Talia accessed the administrator’s personnel record and travel log from The City’s overfile. As a Radiant Acolyte she had known vaguely of the man, as his position was high-profile enough that he was occasionally seen on news feeds. Now, his entire life was open to her. She scanned the information in less than a second, and saw nothing out of the ordinary for a man in his position.
She opened the files on his recent travels and examined the patterns.
He had been off-world recently, inspecting one of the power-generation platforms that drew energy from the stormy upper altitudes of Lodias. There had been a five-hour window when Skyra and the power-generation platform had been on opposite sides of the gas giant world. And by odd coincidence, the polar satellites that could have relayed communications from the far side had been off-system for command protocol upgrades.
A five-hour block of silence.
She pulled up surveillance images of the administrator from the spaceport’s records
and from the internal logs of Spire Eight, both before and after the trip.
The difference in his appearance and mannerisms was obvious.
So. That’s where they got him.
Talia called from around The City more microdrones into the shattered office building. Through the drones she focused every sensor in her arsenal upon the misshapen heap in the chair.

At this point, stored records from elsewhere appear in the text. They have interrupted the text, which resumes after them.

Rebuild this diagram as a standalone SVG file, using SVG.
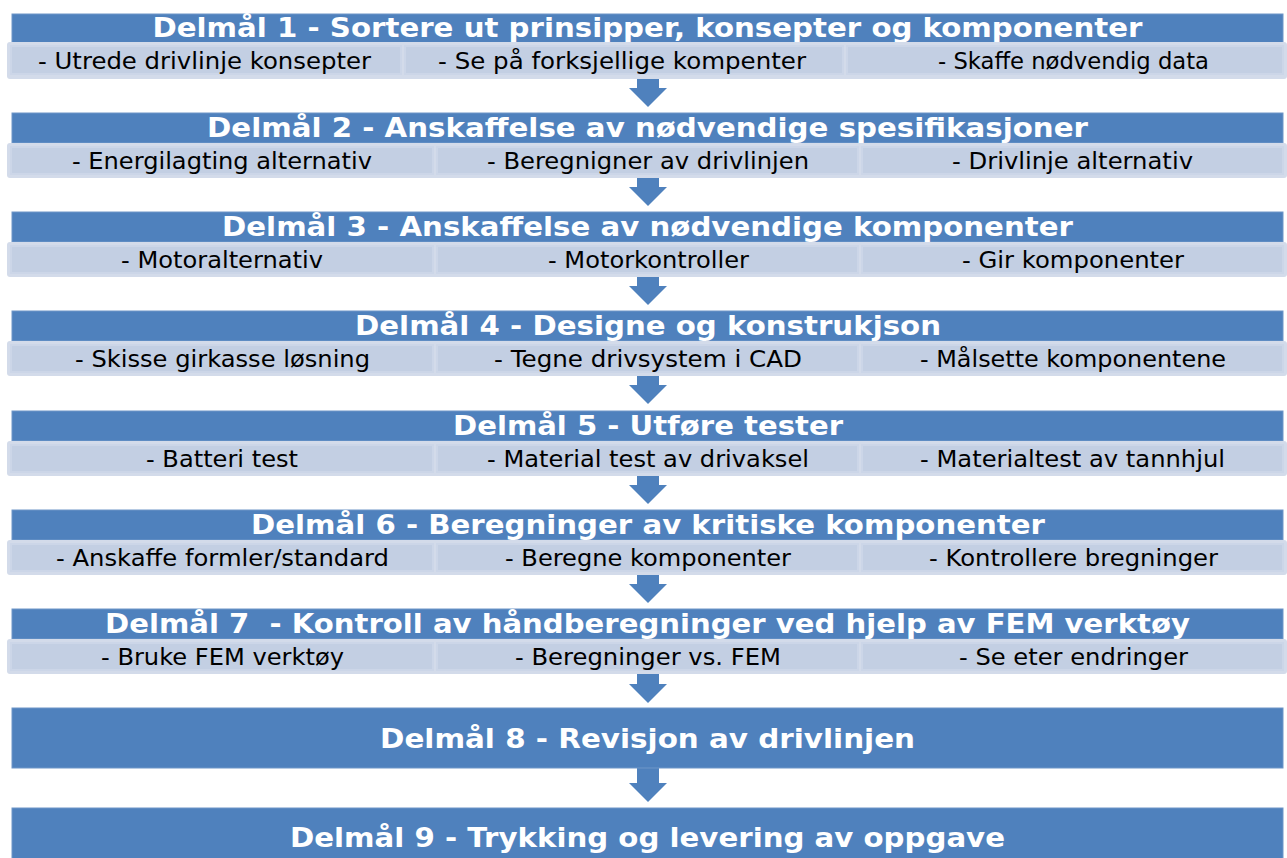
<svg xmlns="http://www.w3.org/2000/svg" width="1287" height="858" viewBox="0 0 1287 858">
<style>
.hd{fill:#4F81BD;stroke:#6F96C8;stroke-width:1}
.sub{fill:#D3DBEA}
.cell{fill:#C3CFE3;stroke:#CCD6E8;stroke-width:2}
.ht{font-family:"DejaVu Sans",Verdana,sans-serif;font-weight:bold;font-size:27px;fill:#FFFFFF;text-anchor:middle}
.st{font-family:"DejaVu Sans",Verdana,sans-serif;font-size:23px;fill:#000000;text-anchor:middle}
.arr{fill:#4F81BD}
</style>
<rect width="1287" height="858" fill="#FFFFFF"/>
<g id="connectors">
<path class="arr" d="M637,76 H659 V88 H667 L648,107 L629,88 H637 Z"/>
<path class="arr" d="M637,176 H659 V187 H667 L648,206 L629,187 H637 Z"/>
<path class="arr" d="M637,275 H659 V286 H667 L648,305 L629,286 H637 Z"/>
<path class="arr" d="M637,374 H659 V385 H667 L648,404 L629,385 H637 Z"/>
<path class="arr" d="M637,474 H659 V485 H667 L648,504 L629,485 H637 Z"/>
<path class="arr" d="M637,573 H659 V584 H667 L648,603 L629,584 H637 Z"/>
<path class="arr" d="M637,672 H659 V684 H667 L648,703 L629,684 H637 Z"/>
<path class="arr" d="M637,768 H659 V783 H667 L648,802 L629,783 H637 Z"/>
</g>
<g id="node1">
<rect class="hd" x="12" y="14" width="1271" height="30"/>
<text class="ht" x="647.5" y="37" textLength="990" lengthAdjust="spacingAndGlyphs">Delmål 1 - Sortere ut prinsipper, konsepter og komponenter</text>
<rect class="sub" x="7" y="42" width="1280" height="37" rx="3"/>
<rect class="cell" x="11" y="46" width="390" height="28"/>
<rect class="cell" x="405" y="46" width="438" height="28"/>
<rect class="cell" x="847" y="46" width="436" height="28"/>
<text class="st" x="204.5" y="69" textLength="333" lengthAdjust="spacingAndGlyphs">- Utrede drivlinje konsepter</text>
<text class="st" x="622" y="69" textLength="368" lengthAdjust="spacingAndGlyphs">- Se på forksjellige kompenter</text>
<text class="st" x="1073.5" y="69" textLength="271" lengthAdjust="spacingAndGlyphs">- Skaffe nødvendig data</text>
</g>
<g id="node2">
<rect class="hd" x="12" y="113" width="1271" height="30"/>
<text class="ht" x="647.5" y="137" textLength="881" lengthAdjust="spacingAndGlyphs">Delmål 2 - Anskaffelse av nødvendige spesifikasjoner</text>
<rect class="sub" x="7" y="143" width="1280" height="35" rx="3"/>
<rect class="cell" x="11" y="147" width="422" height="27"/>
<rect class="cell" x="437" y="147" width="421" height="27"/>
<rect class="cell" x="862" y="147" width="421" height="27"/>
<text class="st" x="222" y="169" textLength="300" lengthAdjust="spacingAndGlyphs">- Energilagting alternativ</text>
<text class="st" x="648" y="169" textLength="322" lengthAdjust="spacingAndGlyphs">- Beregnigner av drivlinjen</text>
<text class="st" x="1072.5" y="169" textLength="241" lengthAdjust="spacingAndGlyphs">- Drivlinje alternativ</text>
</g>
<g id="node3">
<rect class="hd" x="12" y="212" width="1271" height="30"/>
<text class="ht" x="647.5" y="236" textLength="851" lengthAdjust="spacingAndGlyphs">Delmål 3 - Anskaffelse av nødvendige komponenter</text>
<rect class="sub" x="7" y="242" width="1280" height="35" rx="3"/>
<rect class="cell" x="11" y="246" width="422" height="27"/>
<rect class="cell" x="437" y="246" width="421" height="27"/>
<rect class="cell" x="862" y="246" width="421" height="27"/>
<text class="st" x="222" y="268" textLength="202" lengthAdjust="spacingAndGlyphs">- Motoralternativ</text>
<text class="st" x="648.5" y="268" textLength="201" lengthAdjust="spacingAndGlyphs">- Motorkontroller</text>
<text class="st" x="1073" y="268" textLength="222" lengthAdjust="spacingAndGlyphs">- Gir komponenter</text>
</g>
<g id="node4">
<rect class="hd" x="12" y="311" width="1271" height="30"/>
<text class="ht" x="648" y="335" textLength="586" lengthAdjust="spacingAndGlyphs">Delmål 4 - Designe og konstrukjson</text>
<rect class="sub" x="7" y="341" width="1280" height="35" rx="3"/>
<rect class="cell" x="11" y="345" width="422" height="27"/>
<rect class="cell" x="437" y="345" width="421" height="27"/>
<rect class="cell" x="862" y="345" width="421" height="27"/>
<text class="st" x="222.5" y="367" textLength="295" lengthAdjust="spacingAndGlyphs">- Skisse girkasse løsning</text>
<text class="st" x="648" y="367" textLength="308" lengthAdjust="spacingAndGlyphs">- Tegne drivsystem i CAD</text>
<text class="st" x="1073" y="367" textLength="306" lengthAdjust="spacingAndGlyphs">- Målsette komponentene</text>
</g>
<g id="node5">
<rect class="hd" x="12" y="411" width="1271" height="30"/>
<text class="ht" x="648" y="435" textLength="390" lengthAdjust="spacingAndGlyphs">Delmål 5 - Utføre tester</text>
<rect class="sub" x="7" y="441" width="1280" height="35" rx="3"/>
<rect class="cell" x="11" y="445" width="422" height="27"/>
<rect class="cell" x="437" y="445" width="421" height="27"/>
<rect class="cell" x="862" y="445" width="421" height="27"/>
<text class="st" x="222" y="467" textLength="152" lengthAdjust="spacingAndGlyphs">- Batteri test</text>
<text class="st" x="648" y="467" textLength="322" lengthAdjust="spacingAndGlyphs">- Material test av drivaksel</text>
<text class="st" x="1072.5" y="467" textLength="305" lengthAdjust="spacingAndGlyphs">- Materialtest av tannhjul</text>
</g>
<g id="node6">
<rect class="hd" x="12" y="510" width="1271" height="30"/>
<text class="ht" x="648" y="534" textLength="794" lengthAdjust="spacingAndGlyphs">Delmål 6 - Beregninger av kritiske komponenter</text>
<rect class="sub" x="7" y="540" width="1280" height="35" rx="3"/>
<rect class="cell" x="11" y="544" width="422" height="27"/>
<rect class="cell" x="437" y="544" width="421" height="27"/>
<rect class="cell" x="862" y="544" width="421" height="27"/>
<text class="st" x="222.5" y="566" textLength="333" lengthAdjust="spacingAndGlyphs">- Anskaffe formler/standard</text>
<text class="st" x="648" y="566" textLength="286" lengthAdjust="spacingAndGlyphs">- Beregne komponenter</text>
<text class="st" x="1073.5" y="566" textLength="289" lengthAdjust="spacingAndGlyphs">- Kontrollere bregninger</text>
</g>
<g id="node7">
<rect class="hd" x="12" y="609" width="1271" height="30"/>
<text class="ht" x="647.5" y="633" textLength="1085" lengthAdjust="spacingAndGlyphs" xml:space="preserve">Delmål 7  - Kontroll av håndberegninger ved hjelp av FEM verktøy</text>
<rect class="sub" x="7" y="639" width="1280" height="35" rx="3"/>
<rect class="cell" x="11" y="643" width="422" height="27"/>
<rect class="cell" x="437" y="643" width="421" height="27"/>
<rect class="cell" x="862" y="643" width="421" height="27"/>
<text class="st" x="222.5" y="665" textLength="243" lengthAdjust="spacingAndGlyphs">- Bruke FEM verktøy</text>
<text class="st" x="648" y="665" textLength="266" lengthAdjust="spacingAndGlyphs">- Beregninger vs. FEM</text>
<text class="st" x="1073.5" y="665" textLength="229" lengthAdjust="spacingAndGlyphs">- Se eter endringer</text>
</g>
<g id="node8">
<rect class="hd" x="12" y="708" width="1271" height="60"/>
<text class="ht" x="647.5" y="748" textLength="535" lengthAdjust="spacingAndGlyphs">Delmål 8 - Revisjon av drivlinjen</text>
</g>
<g id="node9">
<rect class="hd" x="12" y="808" width="1271" height="60"/>
<text class="ht" x="647.5" y="847" textLength="715" lengthAdjust="spacingAndGlyphs">Delmål 9 - Trykking og levering av oppgave</text>
</g>
</svg>
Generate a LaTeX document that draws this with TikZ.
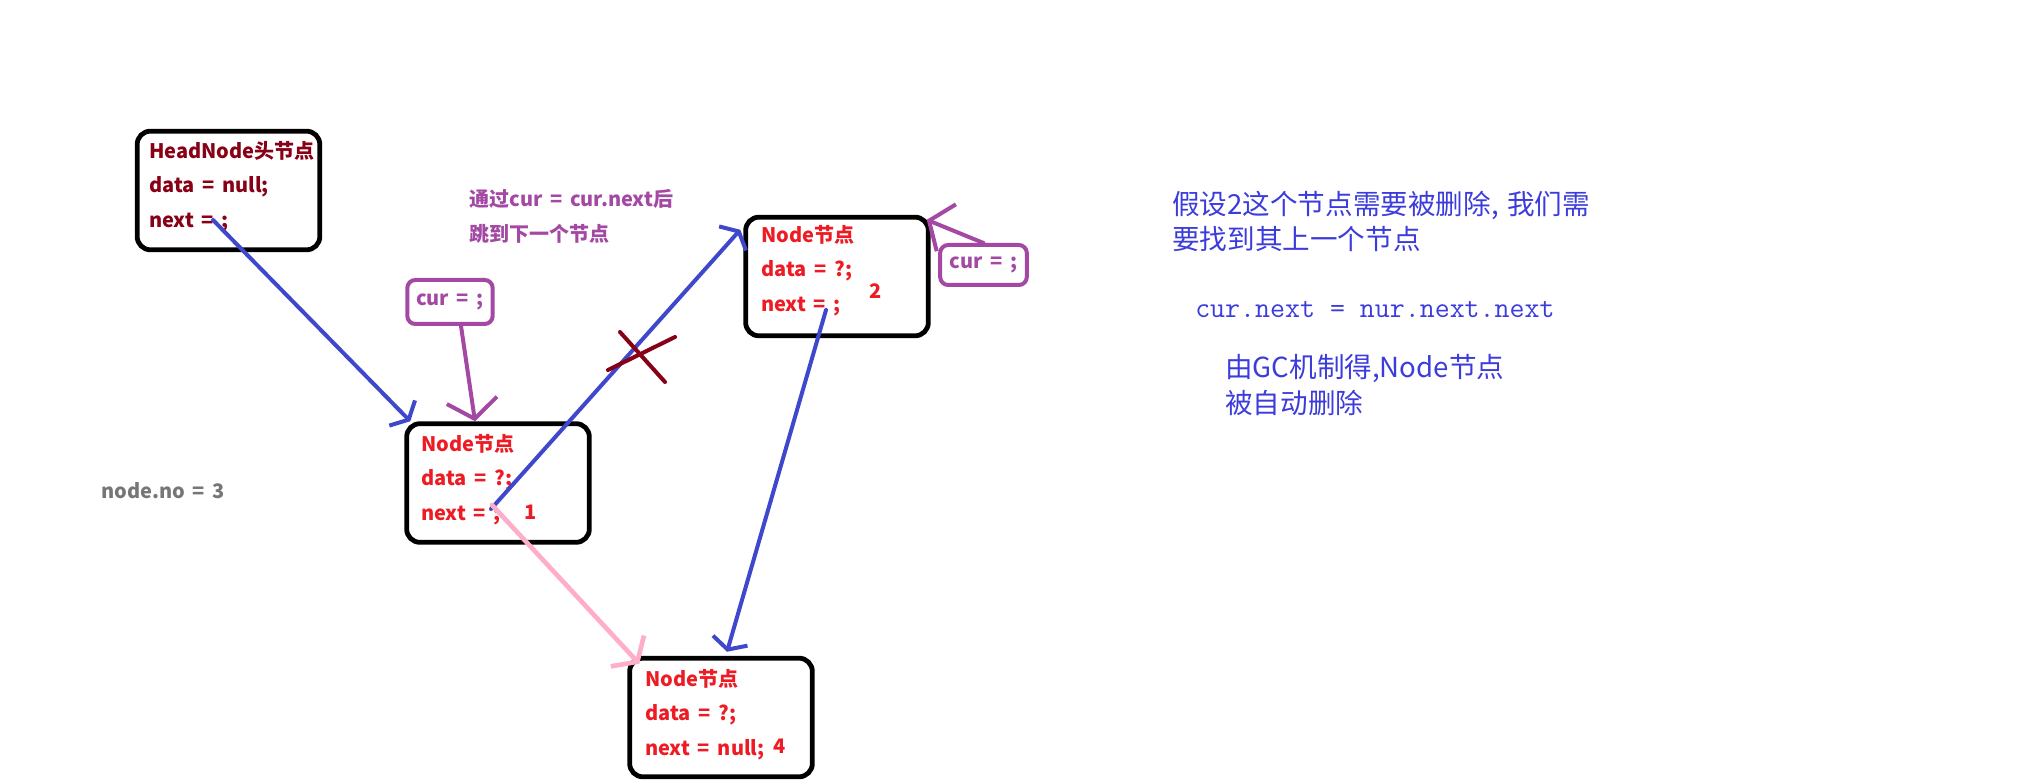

As the sensors did their work a picture emerged of the body down to the molecular level.
She found the corruption instantly, and wrinkled her nose despite herself. There was an almost microscopic hole in the back of his skull. Inside the head was a small orb of metal. From it, tendrils spread throughout the brain. Dark areas indicating cellular necrosis surrounded the tendrils.
There was nothing left of the man who had been the administrator. At the end, he had been as much a puppet as the strange creatures being herded into Sixpoint Stadium.
Are we all so small to be manipulated and used this way?
The administrator’s mouth dropped open suddenly and a hissing sound emerged as air was forced from his lungs. The body jerked as it spastically drew in abbreviated breaths. Then its head turned in a gruesome approximation of life and stared directly at Talia’s Aspect.
She felt a chill in her natural human body, buried so far under the surface.
The corpse emitted a wet-sounding gurgle that carried barely recognizable words. “They are gone.”
At first Talia was too stunned to respond. Seconds ticked by. “Yes.”
“They will return.”
“What are you?”
“Female projection, what are you? I carry a message for the gods of mankind only.”
“I am a creation of one of those gods. With his dying breath, Tower bestowed upon me the powers necessary to defend The City.”
The body was silent as whatever guiding power that animated its movements processed the information.
“I will speak,” it said at last. “I am the remnants of Faraway, uncorrupted, hidden from the Otrid and its allies. I bear knowledge you will need, City protector.”
As soon as the name “Faraway” emerged from the bloody lips of the administrator’s corpse, Talia pulled the full focus of her attention into the room. She powered up a series of weapons in the microdrones that surrounded her Aspect and called every nearby battle drone and servitor robot to her side.